Question

\(A + 2B \longrightarrow AB_2\)
\(36.0\,\text{g}\) of \(A\) (Molar mass \(= 60\,\text{g mol}^{-1}\)) and \(56.0\,\text{g}\) of \(B\) (Molar mass \(= 80\,\text{g mol}^{-1}\)) are allowed to react. Which of the following statements are correct?
[A.] \(A\) is the limiting reagent.
[B.] \(77.0\,\text{g}\) of \(AB_2\) is formed.
[C.] Molar mass of \(AB_2\) is \(140\,\text{g mol}^{-1}\).
[D.] \(15.0\,\text{g}\) of \(A\) is left unreacted after completion of reaction. Choose the correct answer from the options given below:

• A. A and B only
• B. A and C only
• C. B and D only
• D. C and D only

Hint:

Always compare mole ratios with stoichiometric coefficients to identify the limiting reagent.

Answer 1

The Correct Option is C

Step 1: Calculate moles of reactants.
\[ n(A) = \frac{36.0}{60} = 0.6\ \text{mol} \] \[ n(B) = \frac{56.0}{80} = 0.7\ \text{mol} \]
Step 2: Identify the limiting reagent.
From the reaction, \[ A + 2B \rightarrow AB_2 \] \(0.6\) mol of \(A\) requires \(1.2\) mol of \(B\), but only \(0.7\) mol of \(B\) is available. Hence, \(B\) is the limiting reagent, and statement A is false.
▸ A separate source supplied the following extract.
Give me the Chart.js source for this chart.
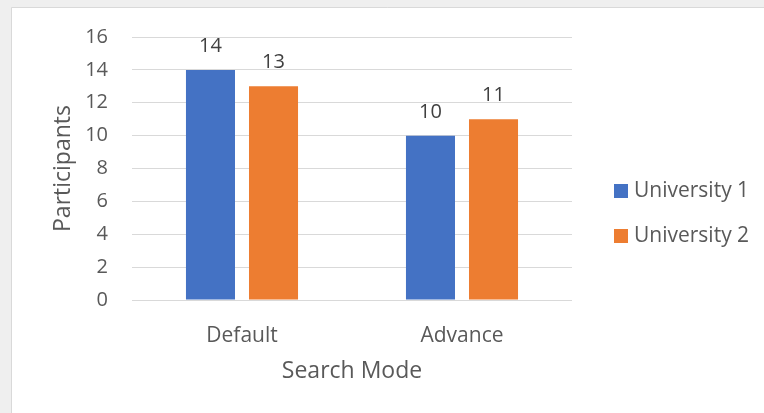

Step 3: Calculate amount of product formed.
From stoichiometry, \[ 2\,\text{mol } B \rightarrow 1\,\text{mol } AB_2 \] \[ 0.7\,\text{mol } B \rightarrow 0.35\,\text{mol } AB_2 \] Molar mass of \(AB_2 = 60 + 2(80) = 220\,\text{g mol}^{-1}\) \[ \text{Mass of } AB_2 = 0.35 \times 220 = 77.0\,\text{g} \] Thus, statement B is correct, and statement C is false.

Step 4: Calculate unreacted \(A\).
Moles of \(A\) consumed: \[ 0.35\,\text{mol} \] Remaining moles of \(A\): \[ 0.6 - 0.35 = 0.25\,\text{mol} \] Mass of unreacted \(A\): \[ 0.25 \times 60 = 15.0\,\text{g} \] So, statement D is correct.

Final Answer: \[ \boxed{\text{B and D only}} \]